= Given records =
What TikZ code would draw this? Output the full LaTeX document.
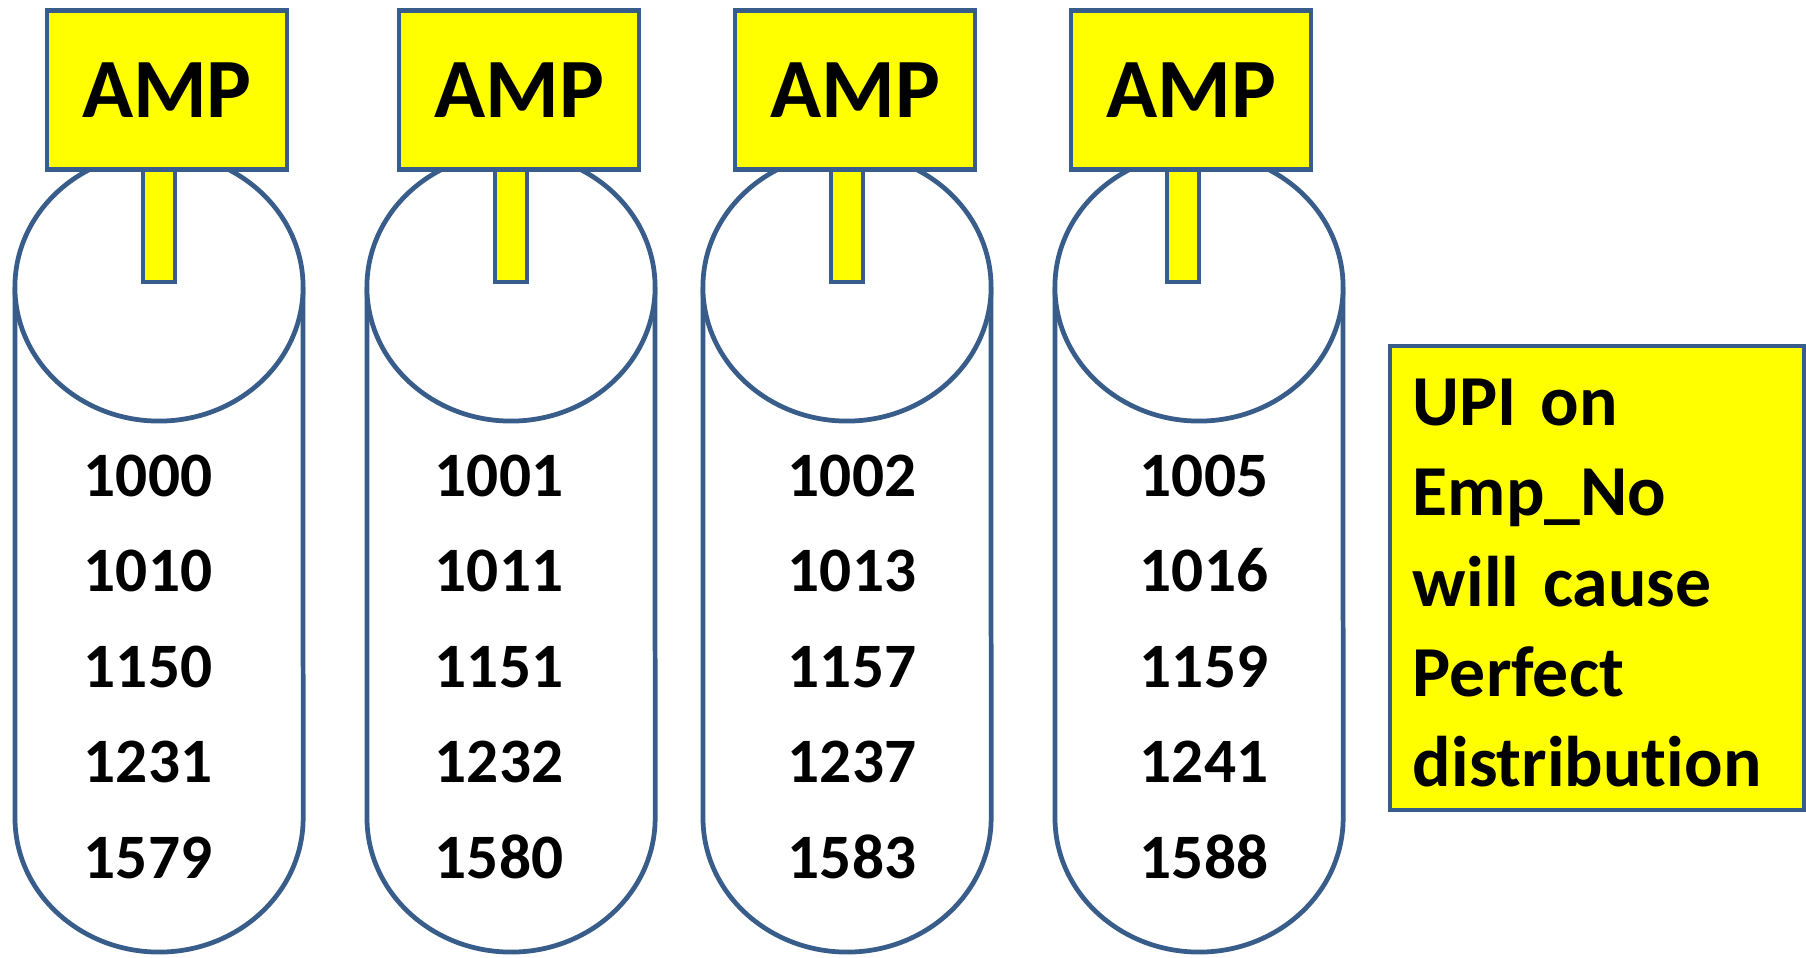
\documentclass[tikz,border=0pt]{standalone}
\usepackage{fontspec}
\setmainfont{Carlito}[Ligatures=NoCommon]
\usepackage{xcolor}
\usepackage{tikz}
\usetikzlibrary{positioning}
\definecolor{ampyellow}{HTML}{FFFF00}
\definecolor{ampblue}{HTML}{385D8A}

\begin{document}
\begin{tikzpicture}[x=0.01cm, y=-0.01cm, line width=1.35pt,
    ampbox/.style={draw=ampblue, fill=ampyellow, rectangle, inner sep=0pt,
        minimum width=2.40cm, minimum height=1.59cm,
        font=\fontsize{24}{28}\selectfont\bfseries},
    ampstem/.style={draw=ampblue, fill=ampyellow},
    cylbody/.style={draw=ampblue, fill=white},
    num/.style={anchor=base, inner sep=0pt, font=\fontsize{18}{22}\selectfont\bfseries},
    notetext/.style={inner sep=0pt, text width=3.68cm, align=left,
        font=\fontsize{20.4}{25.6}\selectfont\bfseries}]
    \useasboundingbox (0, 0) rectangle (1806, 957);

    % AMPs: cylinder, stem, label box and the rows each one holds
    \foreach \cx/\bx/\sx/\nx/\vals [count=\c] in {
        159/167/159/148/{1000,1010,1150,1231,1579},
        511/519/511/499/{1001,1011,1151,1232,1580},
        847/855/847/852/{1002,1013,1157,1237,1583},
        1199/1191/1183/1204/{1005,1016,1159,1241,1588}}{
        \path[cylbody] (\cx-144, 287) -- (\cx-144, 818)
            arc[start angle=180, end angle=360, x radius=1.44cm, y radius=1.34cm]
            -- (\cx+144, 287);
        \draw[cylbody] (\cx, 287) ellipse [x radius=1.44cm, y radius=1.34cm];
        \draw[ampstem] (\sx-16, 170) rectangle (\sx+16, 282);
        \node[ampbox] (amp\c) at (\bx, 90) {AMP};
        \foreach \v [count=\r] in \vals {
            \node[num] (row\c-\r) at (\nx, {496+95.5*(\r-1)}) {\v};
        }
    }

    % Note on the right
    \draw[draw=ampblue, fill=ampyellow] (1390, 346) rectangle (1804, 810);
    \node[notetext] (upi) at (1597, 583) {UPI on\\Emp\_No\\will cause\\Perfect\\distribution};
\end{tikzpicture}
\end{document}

* * *

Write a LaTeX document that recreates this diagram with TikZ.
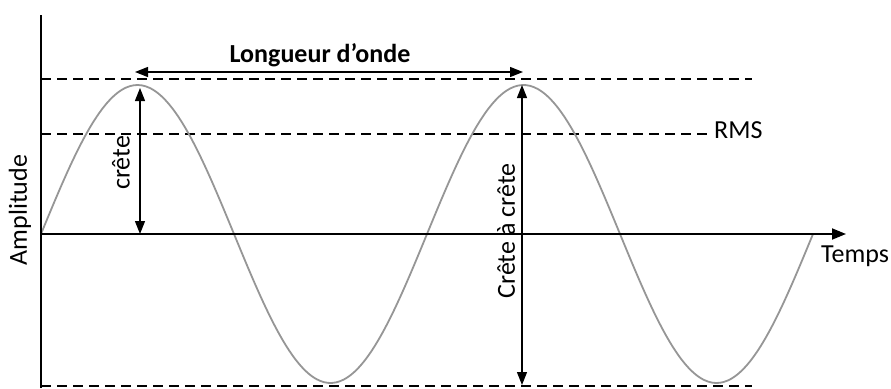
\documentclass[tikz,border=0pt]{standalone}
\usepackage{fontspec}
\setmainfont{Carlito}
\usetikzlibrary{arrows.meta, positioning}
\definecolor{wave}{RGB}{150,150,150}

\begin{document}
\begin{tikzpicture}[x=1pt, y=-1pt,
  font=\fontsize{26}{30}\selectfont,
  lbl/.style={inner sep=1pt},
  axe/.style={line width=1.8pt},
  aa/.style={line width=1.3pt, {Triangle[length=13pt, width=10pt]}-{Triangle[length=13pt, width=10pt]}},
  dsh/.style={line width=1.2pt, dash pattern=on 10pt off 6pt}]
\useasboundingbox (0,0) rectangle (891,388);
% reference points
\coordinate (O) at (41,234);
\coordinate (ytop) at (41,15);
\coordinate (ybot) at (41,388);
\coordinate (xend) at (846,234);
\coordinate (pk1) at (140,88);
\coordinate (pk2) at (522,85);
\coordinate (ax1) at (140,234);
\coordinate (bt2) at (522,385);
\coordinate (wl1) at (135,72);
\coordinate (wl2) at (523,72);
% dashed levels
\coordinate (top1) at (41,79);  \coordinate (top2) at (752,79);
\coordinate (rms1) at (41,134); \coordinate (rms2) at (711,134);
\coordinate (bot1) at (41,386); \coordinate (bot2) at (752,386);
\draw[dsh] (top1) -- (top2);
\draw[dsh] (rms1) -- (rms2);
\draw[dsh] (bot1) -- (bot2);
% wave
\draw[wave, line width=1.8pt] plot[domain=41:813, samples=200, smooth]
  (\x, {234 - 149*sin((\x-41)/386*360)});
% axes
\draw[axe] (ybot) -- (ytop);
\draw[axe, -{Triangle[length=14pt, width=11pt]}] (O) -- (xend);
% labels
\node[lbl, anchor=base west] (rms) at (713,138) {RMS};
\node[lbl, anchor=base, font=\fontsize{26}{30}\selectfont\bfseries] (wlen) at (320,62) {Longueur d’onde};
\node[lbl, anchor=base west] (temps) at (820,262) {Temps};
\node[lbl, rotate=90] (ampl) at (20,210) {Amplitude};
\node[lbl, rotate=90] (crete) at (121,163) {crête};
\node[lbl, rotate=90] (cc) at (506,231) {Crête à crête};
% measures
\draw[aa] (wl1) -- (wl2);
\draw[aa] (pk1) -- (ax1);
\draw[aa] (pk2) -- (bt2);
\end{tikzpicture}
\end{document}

= Job =
Find the string "LaTeX" in the listing and return every line that holds it.

= Result of this exercise =
What TikZ code would draw this? Output the full LaTeX document.
Write a LaTeX document that recreates this diagram with TikZ.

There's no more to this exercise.